--- Provided data ---

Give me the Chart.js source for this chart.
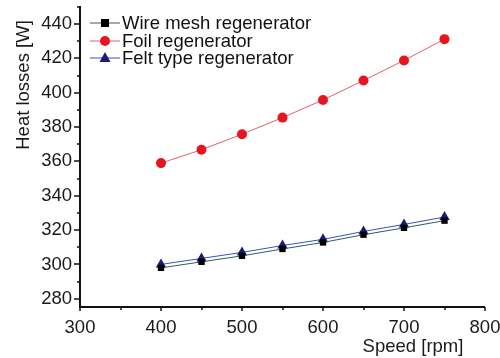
<!DOCTYPE html>
<html><head><meta charset="utf-8">
<script src="https://cdn.jsdelivr.net/npm/chart.js@4/dist/chart.umd.min.js"></script>
<style>html,body{margin:0;padding:0;background:#fff}#wrap{width:500px;height:358px}</style>
</head><body><div id="wrap"><canvas id="c" width="500" height="358"></canvas></div>
<script>
const speeds = [400, 450, 500, 550, 600, 650, 700, 750];
const wireMesh = [298, 301.5, 305, 309, 312.8, 317.3, 321.3, 325.5];
const foil = [359, 366.8, 375.8, 385.5, 395.8, 407.1, 418.8, 431.2];
const felt = [300, 303.5, 307, 311, 314.6, 319.2, 323.3, 327.6];
const xTicks = [300, 400, 500, 600, 700, 800];
const yTicks = [280, 300, 320, 340, 360, 380, 400, 420, 440];
const labels = ['Wire mesh regenerator', 'Foil regenerator', 'Felt type regenerator'];
const xTitle = 'Speed [rpm]';
const yTitle = 'Heat losses [W]';

const FONT = '"Liberation Sans", Arial, sans-serif';
function pts(v){return speeds.map((s,i)=>({x:s,y:v[i]}));}

const axisPlugin = {
  id:'axisDeco',
  afterDraw(chart){
    const ctx=chart.ctx, ca=chart.chartArea, xs=chart.scales.x, ys=chart.scales.y;
    ctx.save();
    ctx.strokeStyle='#111'; ctx.lineWidth=2;
    ctx.beginPath();
    ctx.moveTo(ca.left, ca.top); ctx.lineTo(ca.left, ca.bottom);
    ctx.lineTo(ca.right, ca.bottom); ctx.stroke();
    ctx.lineWidth=1.5;
    for(let v=280; v<=ys.max; v+=10){
      const y=Math.round(ys.getPixelForValue(v));
      const len = (v%20===0)?6:3;
      ctx.beginPath(); ctx.moveTo(ca.left-len, y); ctx.lineTo(ca.left, y); ctx.stroke();
    }
    for(let v=300; v<=800; v+=50){
      const x=Math.round(xs.getPixelForValue(v));
      const len = (v%100===0)?4:3;
      ctx.beginPath(); ctx.moveTo(x, ca.bottom); ctx.lineTo(x, ca.bottom+len); ctx.stroke();
    }
    ctx.fillStyle='#1a1a1a';
    ctx.font='18.5px '+FONT;
    ctx.textAlign='center'; ctx.textBaseline='middle';
    ctx.fillText(xTitle, 413, 347);
    ctx.save();
    ctx.translate(24, 85); ctx.rotate(-Math.PI/2);
    ctx.fillText(yTitle, 0, 0);
    ctx.restore();
    const rows=[23,41,58];
    chart.data.datasets.forEach((ds,i)=>{
      const y=rows[i];
      ctx.strokeStyle=ds.borderColor; ctx.lineWidth=1;
      ctx.beginPath(); ctx.moveTo(90,y); ctx.lineTo(120,y); ctx.stroke();
      ctx.fillStyle=ds.pointBackgroundColor;
      const cx=105;
      if(ds.pointStyle==='circle'){ctx.beginPath();ctx.arc(cx,y,5,0,Math.PI*2);ctx.fill();}
      else if(ds.pointStyle==='rect'){ctx.fillRect(cx-4,y-4,8,8);}
      else {ctx.beginPath();ctx.moveTo(cx,y-6);ctx.lineTo(cx+5.5,y+4);ctx.lineTo(cx-5.5,y+4);ctx.closePath();ctx.fill();}
      ctx.fillStyle='#111'; ctx.textAlign='left'; ctx.textBaseline='middle';
      ctx.font='18.5px '+FONT;
      ctx.fillText(ds.label, 122, y+1);
    });
    ctx.restore();
  }
};

new Chart(document.getElementById('c'), {
  type:'line',
  data:{datasets:[
    {label:labels[0], data:pts(wireMesh), borderColor:'#2f5f5a', borderWidth:1,
     pointStyle:'rect', pointRadius:4.5, pointBackgroundColor:'#000', pointBorderColor:'#000', pointBorderWidth:0},
    {label:labels[1], data:pts(foil), borderColor:'#e0606a', borderWidth:1,
     pointStyle:'circle', pointRadius:5, pointBackgroundColor:'#e8141e', pointBorderColor:'#e8141e', pointBorderWidth:0},
    {label:labels[2], data:pts(felt), borderColor:'#3a50c0', borderWidth:1,
     pointStyle:'triangle', pointRadius:6, pointBackgroundColor:'#1c1c78', pointBorderColor:'#1c1c78', pointBorderWidth:0}
  ]},
  options:{
    responsive:false, animation:false, devicePixelRatio:1,
    layout:{padding:{top:6,right:15,left:0,bottom:0}, autoPadding:false},
    plugins:{legend:{display:false}, tooltip:{enabled:false}},
    scales:{
      x:{type:'linear', min:300, max:800,
         afterBuildTicks(s){s.ticks=xTicks.map(v=>({value:v}));},
         afterFit(s){s.height=51; s.paddingRight=0; s.paddingLeft=0;},
         grid:{display:false, drawTicks:false},
         border:{display:false},
         ticks:{padding:10, color:'#1a1a1a', font:{family:FONT,size:18.5}, maxRotation:0, autoSkip:false}},
      y:{type:'linear', min:275.2, max:450.5,
         afterBuildTicks(s){s.ticks=yTicks.map(v=>({value:v}));},
         afterFit(s){s.width=80; s.paddingTop=0; s.paddingBottom=0;},
         grid:{display:false, drawTicks:false},
         border:{display:false},
         ticks:{padding:8, color:'#1a1a1a', font:{family:FONT,size:18.5}, autoSkip:false}}
    }
  },
  plugins:[axisPlugin]
});
</script></body></html>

---

▶ **Exercise**: Quote the data above in full, leaving out the pictures it holds.

▶ **Output below**:
Give me the Chart.js source for this chart.
<!DOCTYPE html>
<html><head><meta charset="utf-8">
<script src="https://cdn.jsdelivr.net/npm/chart.js@4/dist/chart.umd.min.js"></script>
<style>html,body{margin:0;padding:0;background:#fff}#wrap{width:500px;height:358px}</style>
</head><body><div id="wrap"><canvas id="c" width="500" height="358"></canvas></div>
<script>
const speeds = [400, 450, 500, 550, 600, 650, 700, 750];
const wireMesh = [298, 301.5, 305, 309, 312.8, 317.3, 321.3, 325.5];
const foil = [359, 366.8, 375.8, 385.5, 395.8, 407.1, 418.8, 431.2];
const felt = [300, 303.5, 307, 311, 314.6, 319.2, 323.3, 327.6];
const xTicks = [300, 400, 500, 600, 700, 800];
const yTicks = [280, 300, 320, 340, 360, 380, 400, 420, 440];
const labels = ['Wire mesh regenerator', 'Foil regenerator', 'Felt type regenerator'];
const xTitle = 'Speed [rpm]';
const yTitle = 'Heat losses [W]';

const FONT = '"Liberation Sans", Arial, sans-serif';
function pts(v){return speeds.map((s,i)=>({x:s,y:v[i]}));}

const axisPlugin = {
  id:'axisDeco',
  afterDraw(chart){
    const ctx=chart.ctx, ca=chart.chartArea, xs=chart.scales.x, ys=chart.scales.y;
    ctx.save();
    ctx.strokeStyle='#111'; ctx.lineWidth=2;
    ctx.beginPath();
    ctx.moveTo(ca.left, ca.top); ctx.lineTo(ca.left, ca.bottom);
    ctx.lineTo(ca.right, ca.bottom); ctx.stroke();
    ctx.lineWidth=1.5;
    for(let v=280; v<=ys.max; v+=10){
      const y=Math.round(ys.getPixelForValue(v));
      const len = (v%20===0)?6:3;
      ctx.beginPath(); ctx.moveTo(ca.left-len, y); ctx.lineTo(ca.left, y); ctx.stroke();
    }
    for(let v=300; v<=800; v+=50){
      const x=Math.round(xs.getPixelForValue(v));
      const len = (v%100===0)?4:3;
      ctx.beginPath(); ctx.moveTo(x, ca.bottom); ctx.lineTo(x, ca.bottom+len); ctx.stroke();
    }
    ctx.fillStyle='#1a1a1a';
    ctx.font='18.5px '+FONT;
    ctx.textAlign='center'; ctx.textBaseline='middle';
    ctx.fillText(xTitle, 413, 347);
    ctx.save();
    ctx.translate(24, 85); ctx.rotate(-Math.PI/2);
    ctx.fillText(yTitle, 0, 0);
    ctx.restore();
    const rows=[23,41,58];
    chart.data.datasets.forEach((ds,i)=>{
      const y=rows[i];
      ctx.strokeStyle=ds.borderColor; ctx.lineWidth=1;
      ctx.beginPath(); ctx.moveTo(90,y); ctx.lineTo(120,y); ctx.stroke();
      ctx.fillStyle=ds.pointBackgroundColor;
      const cx=105;
      if(ds.pointStyle==='circle'){ctx.beginPath();ctx.arc(cx,y,5,0,Math.PI*2);ctx.fill();}
      else if(ds.pointStyle==='rect'){ctx.fillRect(cx-4,y-4,8,8);}
      else {ctx.beginPath();ctx.moveTo(cx,y-6);ctx.lineTo(cx+5.5,y+4);ctx.lineTo(cx-5.5,y+4);ctx.closePath();ctx.fill();}
      ctx.fillStyle='#111'; ctx.textAlign='left'; ctx.textBaseline='middle';
      ctx.font='18.5px '+FONT;
      ctx.fillText(ds.label, 122, y+1);
    });
    ctx.restore();
  }
};

new Chart(document.getElementById('c'), {
  type:'line',
  data:{datasets:[
    {label:labels[0], data:pts(wireMesh), borderColor:'#2f5f5a', borderWidth:1,
     pointStyle:'rect', pointRadius:4.5, pointBackgroundColor:'#000', pointBorderColor:'#000', pointBorderWidth:0},
    {label:labels[1], data:pts(foil), borderColor:'#e0606a', borderWidth:1,
     pointStyle:'circle', pointRadius:5, pointBackgroundColor:'#e8141e', pointBorderColor:'#e8141e', pointBorderWidth:0},
    {label:labels[2], data:pts(felt), borderColor:'#3a50c0', borderWidth:1,
     pointStyle:'triangle', pointRadius:6, pointBackgroundColor:'#1c1c78', pointBorderColor:'#1c1c78', pointBorderWidth:0}
  ]},
  options:{
    responsive:false, animation:false, devicePixelRatio:1,
    layout:{padding:{top:6,right:15,left:0,bottom:0}, autoPadding:false},
    plugins:{legend:{display:false}, tooltip:{enabled:false}},
    scales:{
      x:{type:'linear', min:300, max:800,
         afterBuildTicks(s){s.ticks=xTicks.map(v=>({value:v}));},
         afterFit(s){s.height=51; s.paddingRight=0; s.paddingLeft=0;},
         grid:{display:false, drawTicks:false},
         border:{display:false},
         ticks:{padding:10, color:'#1a1a1a', font:{family:FONT,size:18.5}, maxRotation:0, autoSkip:false}},
      y:{type:'linear', min:275.2, max:450.5,
         afterBuildTicks(s){s.ticks=yTicks.map(v=>({value:v}));},
         afterFit(s){s.width=80; s.paddingTop=0; s.paddingBottom=0;},
         grid:{display:false, drawTicks:false},
         border:{display:false},
         ticks:{padding:8, color:'#1a1a1a', font:{family:FONT,size:18.5}, autoSkip:false}}
    }
  },
  plugins:[axisPlugin]
});
</script></body></html>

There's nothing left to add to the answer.